October 7, 2017 By Dan Taylor

Huge Mars discovery shocks scientists

An incredible finding indicates that Mars once had hydrothermal deposits much like here on Earth, which could help us understand how life emerged.

Scientists have found evidence of ancient sea floor hydrothermal deposits on Mars, a major breakthrough that could help us understand how life began here on Earth. The report is based on observations by the Mars Reconnaissance Orbiter circling the Red Planet, which found huge deposits in a basin in the southern end of the planet.

Scientists think this data shows that deposits were formed by heated water from a place in the crust of Mars that had active volcanoes many, many years ago. Scientists are excited about what this discovery could tell them about how life began on Earth, as experts think that these hydrothermal vents are the kind where life first emerged eons ago on Earht, but it’s been tough to study what the conditions were like billions of years ago.

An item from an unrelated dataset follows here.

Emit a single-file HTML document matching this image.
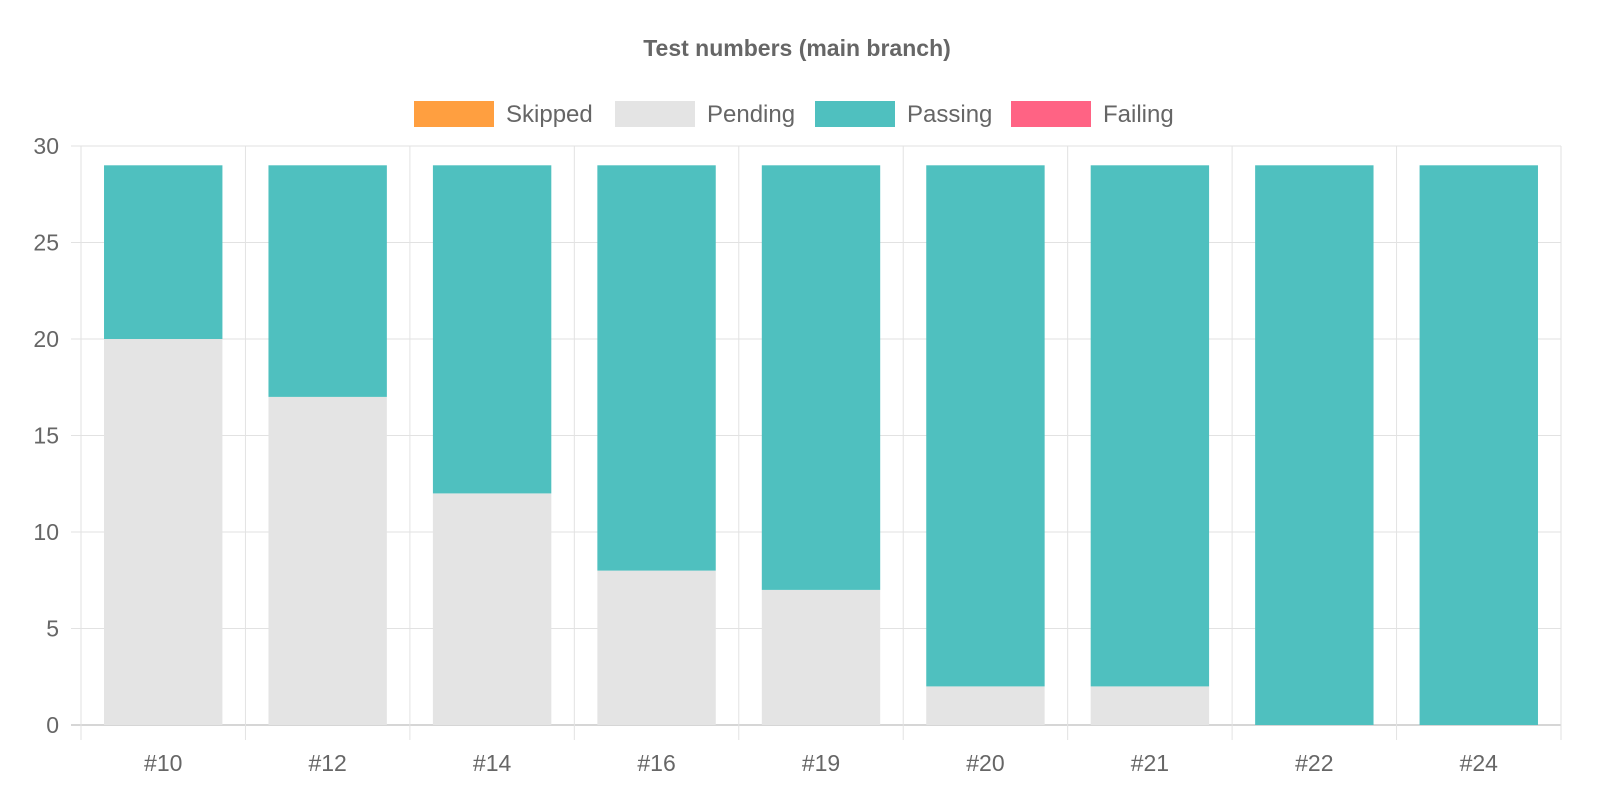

These Martian deposits are probably about 3.7 billion years old. Today, the planet doesn’t have any standing water or active volcanoes, but scientists think that long ago it may have been a very active place and could have even harbored life.

“The Eridania region in the southern highlands of Mars once contained a vast inland sea with a volume of water greater than that of all other Martian lakes combined,” reads the abstract from the paper, which was published in Nature Communications. “Here we show that the most ancient materials within Eridania are thick (>400 m), massive (not bedded), mottled deposits containing saponite, talc-saponite, Fe-rich mica (for example, glauconite-nontronite), Fe- and Mg-serpentine, Mg-Fe-Ca-carbonate and probable Fe-sulphide that likely formed in a deep water (500–1,500 m) hydrothermal setting. The Eridania basin occurs within some of the most ancient terrain on Mars where striking evidence for remnant magnetism might suggest an early phase of crustal spreading. The relatively well-preserved seafloor hydrothermal deposits in Eridania are contemporaneous with the earliest evidence for life on Earth in potentially similar environments 3.8 billion years ago, and might provide an invaluable window into the environmental conditions of early Earth.”